Collection entries
————————

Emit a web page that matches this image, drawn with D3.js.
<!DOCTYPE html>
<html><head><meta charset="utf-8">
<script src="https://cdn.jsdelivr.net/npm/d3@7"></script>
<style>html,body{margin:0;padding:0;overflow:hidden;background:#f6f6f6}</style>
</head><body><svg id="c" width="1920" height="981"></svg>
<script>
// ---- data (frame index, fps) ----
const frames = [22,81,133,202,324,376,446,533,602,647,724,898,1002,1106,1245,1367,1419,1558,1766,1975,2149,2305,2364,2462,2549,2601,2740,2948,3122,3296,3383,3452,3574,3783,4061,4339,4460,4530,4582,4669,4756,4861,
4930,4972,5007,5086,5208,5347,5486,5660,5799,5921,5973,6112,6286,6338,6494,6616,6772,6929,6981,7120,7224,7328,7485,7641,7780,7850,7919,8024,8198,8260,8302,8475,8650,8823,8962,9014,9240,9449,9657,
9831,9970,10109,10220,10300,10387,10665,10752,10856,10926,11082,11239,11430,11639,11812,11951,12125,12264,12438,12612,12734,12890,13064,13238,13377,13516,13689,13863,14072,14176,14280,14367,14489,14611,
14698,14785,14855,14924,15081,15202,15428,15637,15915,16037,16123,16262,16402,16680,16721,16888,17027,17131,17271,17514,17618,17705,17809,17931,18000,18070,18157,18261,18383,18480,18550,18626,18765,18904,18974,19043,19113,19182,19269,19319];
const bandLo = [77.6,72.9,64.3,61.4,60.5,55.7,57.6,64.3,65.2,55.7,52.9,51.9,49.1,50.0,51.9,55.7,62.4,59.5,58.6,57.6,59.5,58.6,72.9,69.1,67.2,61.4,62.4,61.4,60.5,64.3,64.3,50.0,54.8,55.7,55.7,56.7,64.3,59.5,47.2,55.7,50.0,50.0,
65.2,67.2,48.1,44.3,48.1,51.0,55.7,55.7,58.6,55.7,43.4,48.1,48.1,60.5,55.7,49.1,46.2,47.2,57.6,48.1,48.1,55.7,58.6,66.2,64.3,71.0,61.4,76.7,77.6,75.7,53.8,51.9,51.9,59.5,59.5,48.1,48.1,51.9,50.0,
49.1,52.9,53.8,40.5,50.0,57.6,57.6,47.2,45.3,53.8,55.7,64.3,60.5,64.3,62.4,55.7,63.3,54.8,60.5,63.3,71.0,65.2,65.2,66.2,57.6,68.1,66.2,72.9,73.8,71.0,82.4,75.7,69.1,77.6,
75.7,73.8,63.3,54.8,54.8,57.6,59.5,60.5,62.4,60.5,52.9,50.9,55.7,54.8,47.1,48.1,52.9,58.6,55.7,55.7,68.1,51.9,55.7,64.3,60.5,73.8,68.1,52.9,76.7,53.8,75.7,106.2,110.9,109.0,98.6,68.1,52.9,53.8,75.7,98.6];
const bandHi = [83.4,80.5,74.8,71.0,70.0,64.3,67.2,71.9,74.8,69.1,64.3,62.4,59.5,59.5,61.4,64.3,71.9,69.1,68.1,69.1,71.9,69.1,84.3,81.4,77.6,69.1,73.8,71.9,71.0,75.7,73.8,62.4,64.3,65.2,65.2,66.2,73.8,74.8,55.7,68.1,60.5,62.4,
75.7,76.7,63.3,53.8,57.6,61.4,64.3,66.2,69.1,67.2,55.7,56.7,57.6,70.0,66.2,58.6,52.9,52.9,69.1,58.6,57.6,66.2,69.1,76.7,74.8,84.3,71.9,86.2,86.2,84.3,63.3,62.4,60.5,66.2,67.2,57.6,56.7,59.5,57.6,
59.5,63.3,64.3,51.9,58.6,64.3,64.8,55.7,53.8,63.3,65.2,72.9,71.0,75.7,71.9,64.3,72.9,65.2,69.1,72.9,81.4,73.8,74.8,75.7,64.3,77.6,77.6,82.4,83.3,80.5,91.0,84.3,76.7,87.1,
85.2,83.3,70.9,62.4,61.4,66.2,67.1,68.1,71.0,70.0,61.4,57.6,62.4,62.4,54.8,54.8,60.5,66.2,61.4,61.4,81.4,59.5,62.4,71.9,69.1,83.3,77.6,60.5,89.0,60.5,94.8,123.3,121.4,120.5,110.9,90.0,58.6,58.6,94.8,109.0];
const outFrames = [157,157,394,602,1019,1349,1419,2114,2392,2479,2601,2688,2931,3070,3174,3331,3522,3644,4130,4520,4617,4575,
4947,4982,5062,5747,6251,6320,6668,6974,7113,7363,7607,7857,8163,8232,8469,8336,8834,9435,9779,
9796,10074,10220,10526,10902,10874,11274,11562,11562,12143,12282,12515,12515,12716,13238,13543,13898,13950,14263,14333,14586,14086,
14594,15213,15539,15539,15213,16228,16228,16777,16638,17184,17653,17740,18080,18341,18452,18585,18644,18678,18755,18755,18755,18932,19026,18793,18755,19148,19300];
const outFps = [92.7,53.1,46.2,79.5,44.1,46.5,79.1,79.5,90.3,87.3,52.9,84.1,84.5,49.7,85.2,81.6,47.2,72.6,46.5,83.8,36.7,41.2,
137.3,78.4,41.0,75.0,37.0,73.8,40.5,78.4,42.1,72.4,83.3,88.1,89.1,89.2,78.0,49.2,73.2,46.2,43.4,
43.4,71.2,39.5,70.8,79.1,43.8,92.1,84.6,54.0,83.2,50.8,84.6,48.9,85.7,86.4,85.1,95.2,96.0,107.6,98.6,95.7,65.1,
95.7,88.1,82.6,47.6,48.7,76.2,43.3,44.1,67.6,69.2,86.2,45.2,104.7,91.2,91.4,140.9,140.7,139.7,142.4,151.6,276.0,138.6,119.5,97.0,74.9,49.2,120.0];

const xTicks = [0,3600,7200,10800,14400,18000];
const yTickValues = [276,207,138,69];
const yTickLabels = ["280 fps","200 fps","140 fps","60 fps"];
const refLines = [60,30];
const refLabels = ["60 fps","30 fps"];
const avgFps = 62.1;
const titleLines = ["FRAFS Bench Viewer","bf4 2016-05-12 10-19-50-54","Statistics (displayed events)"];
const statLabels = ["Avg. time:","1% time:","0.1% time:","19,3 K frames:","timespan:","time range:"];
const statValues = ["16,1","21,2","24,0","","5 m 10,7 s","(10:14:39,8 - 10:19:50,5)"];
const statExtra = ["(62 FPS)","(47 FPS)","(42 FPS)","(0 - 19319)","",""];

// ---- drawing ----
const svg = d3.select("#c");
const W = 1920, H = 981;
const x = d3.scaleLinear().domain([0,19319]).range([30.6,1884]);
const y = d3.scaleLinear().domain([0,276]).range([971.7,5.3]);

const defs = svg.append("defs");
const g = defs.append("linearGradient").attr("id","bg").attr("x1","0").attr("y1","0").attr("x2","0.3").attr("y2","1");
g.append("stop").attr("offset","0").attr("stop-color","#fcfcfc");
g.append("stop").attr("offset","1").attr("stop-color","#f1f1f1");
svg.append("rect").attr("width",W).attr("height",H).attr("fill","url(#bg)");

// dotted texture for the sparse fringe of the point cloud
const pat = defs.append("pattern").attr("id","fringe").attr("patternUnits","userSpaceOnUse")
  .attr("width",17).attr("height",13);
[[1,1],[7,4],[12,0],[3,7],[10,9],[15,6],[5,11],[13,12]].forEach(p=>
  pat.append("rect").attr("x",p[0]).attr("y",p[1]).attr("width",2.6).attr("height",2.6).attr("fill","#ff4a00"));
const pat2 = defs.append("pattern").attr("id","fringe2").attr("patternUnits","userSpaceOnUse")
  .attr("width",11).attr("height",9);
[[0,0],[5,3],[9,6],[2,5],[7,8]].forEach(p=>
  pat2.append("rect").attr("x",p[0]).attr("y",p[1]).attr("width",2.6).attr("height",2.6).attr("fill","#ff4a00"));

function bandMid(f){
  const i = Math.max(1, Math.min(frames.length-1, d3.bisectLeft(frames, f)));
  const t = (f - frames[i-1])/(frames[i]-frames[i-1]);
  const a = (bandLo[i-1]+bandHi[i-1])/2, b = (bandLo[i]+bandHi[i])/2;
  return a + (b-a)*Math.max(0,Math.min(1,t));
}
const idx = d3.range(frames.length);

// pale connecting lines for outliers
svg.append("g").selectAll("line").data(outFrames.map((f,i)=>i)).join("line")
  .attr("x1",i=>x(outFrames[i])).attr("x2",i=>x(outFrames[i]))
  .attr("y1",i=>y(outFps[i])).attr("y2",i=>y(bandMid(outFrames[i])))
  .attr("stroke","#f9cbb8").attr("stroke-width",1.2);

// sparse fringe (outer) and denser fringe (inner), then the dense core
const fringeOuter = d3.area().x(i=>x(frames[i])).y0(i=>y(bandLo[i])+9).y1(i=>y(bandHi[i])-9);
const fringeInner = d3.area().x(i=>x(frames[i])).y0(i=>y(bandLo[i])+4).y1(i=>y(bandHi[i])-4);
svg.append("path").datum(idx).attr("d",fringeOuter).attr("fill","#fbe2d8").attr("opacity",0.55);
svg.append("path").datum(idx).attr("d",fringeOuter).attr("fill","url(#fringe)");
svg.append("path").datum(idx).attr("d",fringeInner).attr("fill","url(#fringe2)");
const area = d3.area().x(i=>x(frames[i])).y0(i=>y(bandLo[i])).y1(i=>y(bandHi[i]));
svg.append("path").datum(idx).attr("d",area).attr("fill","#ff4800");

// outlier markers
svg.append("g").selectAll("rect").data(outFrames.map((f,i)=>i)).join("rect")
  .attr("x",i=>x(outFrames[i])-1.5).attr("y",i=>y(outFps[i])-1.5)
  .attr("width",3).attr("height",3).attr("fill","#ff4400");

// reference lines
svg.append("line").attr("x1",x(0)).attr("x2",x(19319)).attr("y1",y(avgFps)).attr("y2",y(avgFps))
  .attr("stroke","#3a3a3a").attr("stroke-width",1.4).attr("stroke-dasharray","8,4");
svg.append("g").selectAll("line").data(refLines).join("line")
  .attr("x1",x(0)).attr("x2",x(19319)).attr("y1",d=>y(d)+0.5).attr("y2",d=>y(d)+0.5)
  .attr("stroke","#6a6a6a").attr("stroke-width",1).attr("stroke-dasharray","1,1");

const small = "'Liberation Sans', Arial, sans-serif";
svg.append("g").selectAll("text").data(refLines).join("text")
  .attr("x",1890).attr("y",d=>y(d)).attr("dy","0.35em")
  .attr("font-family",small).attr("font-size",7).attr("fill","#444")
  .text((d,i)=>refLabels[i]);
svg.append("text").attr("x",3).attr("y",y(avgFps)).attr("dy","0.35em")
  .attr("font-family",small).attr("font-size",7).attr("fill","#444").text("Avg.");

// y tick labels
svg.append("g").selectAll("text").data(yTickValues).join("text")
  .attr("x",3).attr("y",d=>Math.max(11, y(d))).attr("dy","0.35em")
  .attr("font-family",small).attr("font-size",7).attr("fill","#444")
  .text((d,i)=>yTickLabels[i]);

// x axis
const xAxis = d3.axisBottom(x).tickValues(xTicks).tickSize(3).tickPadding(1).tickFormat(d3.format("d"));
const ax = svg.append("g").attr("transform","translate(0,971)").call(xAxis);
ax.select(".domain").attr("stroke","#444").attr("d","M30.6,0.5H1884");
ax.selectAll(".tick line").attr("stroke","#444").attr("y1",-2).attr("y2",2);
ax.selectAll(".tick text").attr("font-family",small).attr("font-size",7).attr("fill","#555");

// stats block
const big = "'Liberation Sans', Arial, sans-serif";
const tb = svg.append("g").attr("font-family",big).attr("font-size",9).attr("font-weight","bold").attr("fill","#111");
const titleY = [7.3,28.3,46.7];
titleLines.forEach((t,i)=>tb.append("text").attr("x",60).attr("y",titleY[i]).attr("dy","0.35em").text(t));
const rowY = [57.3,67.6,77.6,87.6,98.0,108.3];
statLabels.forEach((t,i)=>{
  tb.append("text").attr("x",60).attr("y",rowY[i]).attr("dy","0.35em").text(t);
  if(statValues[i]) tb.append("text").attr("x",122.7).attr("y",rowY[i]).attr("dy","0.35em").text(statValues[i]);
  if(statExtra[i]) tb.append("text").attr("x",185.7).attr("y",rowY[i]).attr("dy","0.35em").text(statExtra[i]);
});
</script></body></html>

————————

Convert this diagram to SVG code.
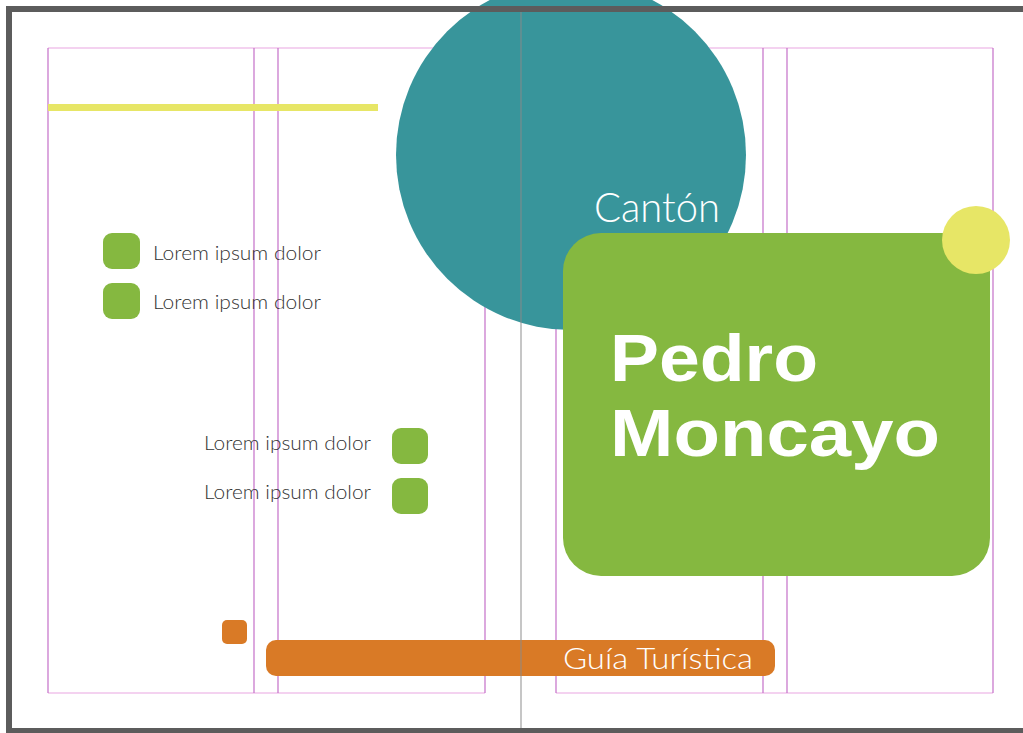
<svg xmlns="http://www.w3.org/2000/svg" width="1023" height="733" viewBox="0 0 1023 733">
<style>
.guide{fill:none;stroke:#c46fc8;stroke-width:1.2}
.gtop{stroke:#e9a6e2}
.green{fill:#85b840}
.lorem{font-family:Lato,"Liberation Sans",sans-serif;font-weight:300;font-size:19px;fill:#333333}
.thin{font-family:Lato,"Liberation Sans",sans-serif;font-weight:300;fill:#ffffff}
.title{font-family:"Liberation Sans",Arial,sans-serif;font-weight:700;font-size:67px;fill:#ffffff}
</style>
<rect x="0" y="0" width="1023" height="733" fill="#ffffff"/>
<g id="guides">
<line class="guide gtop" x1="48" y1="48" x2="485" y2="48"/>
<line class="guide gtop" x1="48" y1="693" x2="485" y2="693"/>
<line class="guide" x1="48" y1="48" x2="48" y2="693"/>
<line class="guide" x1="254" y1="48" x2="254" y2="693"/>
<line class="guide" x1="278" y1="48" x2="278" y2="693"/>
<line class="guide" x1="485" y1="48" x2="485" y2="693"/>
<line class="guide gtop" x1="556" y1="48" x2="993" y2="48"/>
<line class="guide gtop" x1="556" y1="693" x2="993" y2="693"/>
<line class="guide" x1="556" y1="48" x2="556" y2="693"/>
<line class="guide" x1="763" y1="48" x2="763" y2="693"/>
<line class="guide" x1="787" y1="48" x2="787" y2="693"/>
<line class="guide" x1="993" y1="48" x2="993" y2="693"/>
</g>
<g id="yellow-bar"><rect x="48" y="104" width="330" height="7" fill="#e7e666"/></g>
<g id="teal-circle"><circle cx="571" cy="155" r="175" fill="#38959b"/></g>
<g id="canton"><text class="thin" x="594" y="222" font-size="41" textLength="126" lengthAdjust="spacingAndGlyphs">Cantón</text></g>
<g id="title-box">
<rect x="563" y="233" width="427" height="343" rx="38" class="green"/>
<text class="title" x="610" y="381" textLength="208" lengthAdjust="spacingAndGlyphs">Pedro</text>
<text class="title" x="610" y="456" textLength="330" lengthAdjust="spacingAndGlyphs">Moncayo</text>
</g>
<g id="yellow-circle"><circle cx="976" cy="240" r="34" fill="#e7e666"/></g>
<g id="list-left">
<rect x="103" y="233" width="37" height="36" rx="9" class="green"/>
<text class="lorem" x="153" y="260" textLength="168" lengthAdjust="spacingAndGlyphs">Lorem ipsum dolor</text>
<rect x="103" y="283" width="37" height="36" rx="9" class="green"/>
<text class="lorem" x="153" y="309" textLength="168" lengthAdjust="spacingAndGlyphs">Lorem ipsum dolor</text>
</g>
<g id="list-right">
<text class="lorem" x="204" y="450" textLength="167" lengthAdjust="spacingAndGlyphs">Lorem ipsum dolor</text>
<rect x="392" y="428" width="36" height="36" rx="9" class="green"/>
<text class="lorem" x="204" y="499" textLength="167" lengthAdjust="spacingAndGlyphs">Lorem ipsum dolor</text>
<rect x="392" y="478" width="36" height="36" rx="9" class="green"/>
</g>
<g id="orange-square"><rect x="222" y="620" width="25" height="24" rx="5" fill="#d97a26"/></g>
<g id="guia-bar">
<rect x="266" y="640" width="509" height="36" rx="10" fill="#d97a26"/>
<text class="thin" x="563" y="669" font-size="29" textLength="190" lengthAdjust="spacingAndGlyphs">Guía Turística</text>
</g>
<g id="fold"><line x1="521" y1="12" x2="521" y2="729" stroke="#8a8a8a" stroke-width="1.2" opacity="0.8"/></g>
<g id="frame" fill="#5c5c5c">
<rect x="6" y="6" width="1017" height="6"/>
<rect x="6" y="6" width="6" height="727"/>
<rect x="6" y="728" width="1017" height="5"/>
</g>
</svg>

————————

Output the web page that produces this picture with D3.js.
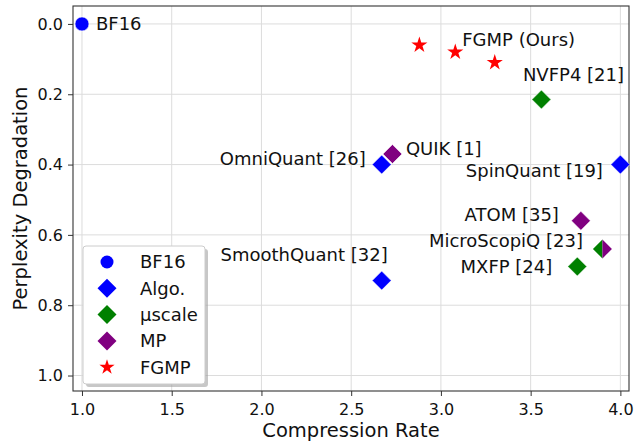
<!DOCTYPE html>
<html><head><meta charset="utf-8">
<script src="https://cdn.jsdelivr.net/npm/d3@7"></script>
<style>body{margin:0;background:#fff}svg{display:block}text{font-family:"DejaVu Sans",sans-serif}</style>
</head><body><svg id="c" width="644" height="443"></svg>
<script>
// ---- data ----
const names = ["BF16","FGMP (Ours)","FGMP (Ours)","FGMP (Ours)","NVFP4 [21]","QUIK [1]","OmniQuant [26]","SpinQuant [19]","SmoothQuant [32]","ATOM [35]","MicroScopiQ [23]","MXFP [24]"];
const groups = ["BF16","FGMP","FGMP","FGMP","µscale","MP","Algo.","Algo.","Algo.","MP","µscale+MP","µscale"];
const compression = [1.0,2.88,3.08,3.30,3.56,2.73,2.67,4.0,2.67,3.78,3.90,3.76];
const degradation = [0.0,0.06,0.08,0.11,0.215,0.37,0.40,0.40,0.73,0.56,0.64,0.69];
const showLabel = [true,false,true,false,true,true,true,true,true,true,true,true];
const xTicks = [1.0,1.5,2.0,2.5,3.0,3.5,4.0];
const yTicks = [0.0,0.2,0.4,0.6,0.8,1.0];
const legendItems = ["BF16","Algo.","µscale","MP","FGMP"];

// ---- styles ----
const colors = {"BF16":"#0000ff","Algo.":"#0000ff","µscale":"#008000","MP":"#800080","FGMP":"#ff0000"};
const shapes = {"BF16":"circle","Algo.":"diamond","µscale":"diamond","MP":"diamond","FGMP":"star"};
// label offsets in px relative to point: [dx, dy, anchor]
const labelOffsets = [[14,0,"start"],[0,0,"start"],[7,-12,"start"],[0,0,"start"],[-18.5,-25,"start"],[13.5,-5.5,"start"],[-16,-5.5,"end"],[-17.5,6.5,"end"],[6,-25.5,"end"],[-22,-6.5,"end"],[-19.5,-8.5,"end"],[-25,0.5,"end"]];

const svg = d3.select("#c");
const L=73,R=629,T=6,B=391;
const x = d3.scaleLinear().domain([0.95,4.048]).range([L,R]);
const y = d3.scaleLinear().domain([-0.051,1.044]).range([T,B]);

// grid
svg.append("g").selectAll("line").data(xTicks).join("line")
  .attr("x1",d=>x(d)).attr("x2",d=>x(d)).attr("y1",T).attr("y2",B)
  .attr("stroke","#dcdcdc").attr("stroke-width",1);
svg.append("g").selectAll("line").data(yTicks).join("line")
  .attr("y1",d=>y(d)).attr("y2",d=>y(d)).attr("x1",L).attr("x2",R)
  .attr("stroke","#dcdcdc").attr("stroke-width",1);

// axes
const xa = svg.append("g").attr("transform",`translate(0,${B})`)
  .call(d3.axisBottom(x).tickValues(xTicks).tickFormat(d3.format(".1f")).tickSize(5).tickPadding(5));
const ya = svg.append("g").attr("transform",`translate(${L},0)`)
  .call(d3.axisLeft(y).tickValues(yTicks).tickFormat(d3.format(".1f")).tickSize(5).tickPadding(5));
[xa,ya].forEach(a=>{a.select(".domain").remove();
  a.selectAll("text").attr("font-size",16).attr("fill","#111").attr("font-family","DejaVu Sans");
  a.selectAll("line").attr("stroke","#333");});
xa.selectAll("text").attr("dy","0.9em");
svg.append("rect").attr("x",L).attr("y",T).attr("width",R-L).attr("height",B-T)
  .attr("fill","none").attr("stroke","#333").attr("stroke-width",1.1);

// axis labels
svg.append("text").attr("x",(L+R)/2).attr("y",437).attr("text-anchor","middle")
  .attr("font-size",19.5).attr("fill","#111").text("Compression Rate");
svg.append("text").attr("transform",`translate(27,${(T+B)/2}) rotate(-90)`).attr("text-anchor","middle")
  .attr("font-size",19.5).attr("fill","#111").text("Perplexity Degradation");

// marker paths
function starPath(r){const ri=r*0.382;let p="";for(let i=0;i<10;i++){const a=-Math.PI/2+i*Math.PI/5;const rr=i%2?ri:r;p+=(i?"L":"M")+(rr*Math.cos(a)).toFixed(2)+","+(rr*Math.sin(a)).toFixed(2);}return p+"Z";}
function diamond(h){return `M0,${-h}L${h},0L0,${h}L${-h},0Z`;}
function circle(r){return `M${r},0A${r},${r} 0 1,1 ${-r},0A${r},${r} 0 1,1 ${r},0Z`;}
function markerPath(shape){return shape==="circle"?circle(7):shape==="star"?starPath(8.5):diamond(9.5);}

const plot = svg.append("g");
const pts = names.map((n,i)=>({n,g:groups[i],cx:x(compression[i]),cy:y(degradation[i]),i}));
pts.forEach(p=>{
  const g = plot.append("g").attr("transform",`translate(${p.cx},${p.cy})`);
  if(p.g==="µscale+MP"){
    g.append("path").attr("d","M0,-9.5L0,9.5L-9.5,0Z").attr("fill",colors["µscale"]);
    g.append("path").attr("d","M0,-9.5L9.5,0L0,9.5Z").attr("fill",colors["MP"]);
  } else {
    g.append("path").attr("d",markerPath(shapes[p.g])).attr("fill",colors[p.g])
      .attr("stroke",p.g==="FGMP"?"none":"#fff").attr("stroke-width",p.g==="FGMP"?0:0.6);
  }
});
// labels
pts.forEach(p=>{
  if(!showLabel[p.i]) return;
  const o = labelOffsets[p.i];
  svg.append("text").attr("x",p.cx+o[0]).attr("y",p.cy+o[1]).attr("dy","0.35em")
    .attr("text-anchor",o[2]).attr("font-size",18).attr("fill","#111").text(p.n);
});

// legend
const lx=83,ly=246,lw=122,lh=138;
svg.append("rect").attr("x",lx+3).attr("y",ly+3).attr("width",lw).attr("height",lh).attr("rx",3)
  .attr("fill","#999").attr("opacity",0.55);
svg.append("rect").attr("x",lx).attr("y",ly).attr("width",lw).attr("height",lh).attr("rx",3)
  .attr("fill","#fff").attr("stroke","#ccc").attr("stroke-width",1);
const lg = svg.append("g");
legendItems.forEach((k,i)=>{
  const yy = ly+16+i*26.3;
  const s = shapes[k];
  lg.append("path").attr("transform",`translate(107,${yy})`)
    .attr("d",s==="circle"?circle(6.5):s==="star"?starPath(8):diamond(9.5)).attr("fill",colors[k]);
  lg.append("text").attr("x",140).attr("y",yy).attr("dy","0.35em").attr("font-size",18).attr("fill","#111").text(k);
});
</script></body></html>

————————

Exercise directions: Leave out every line without the string "that" and copy the rest.

Right answer:
Emit a web page that matches this image, drawn with D3.js.
Output the web page that produces this picture with D3.js.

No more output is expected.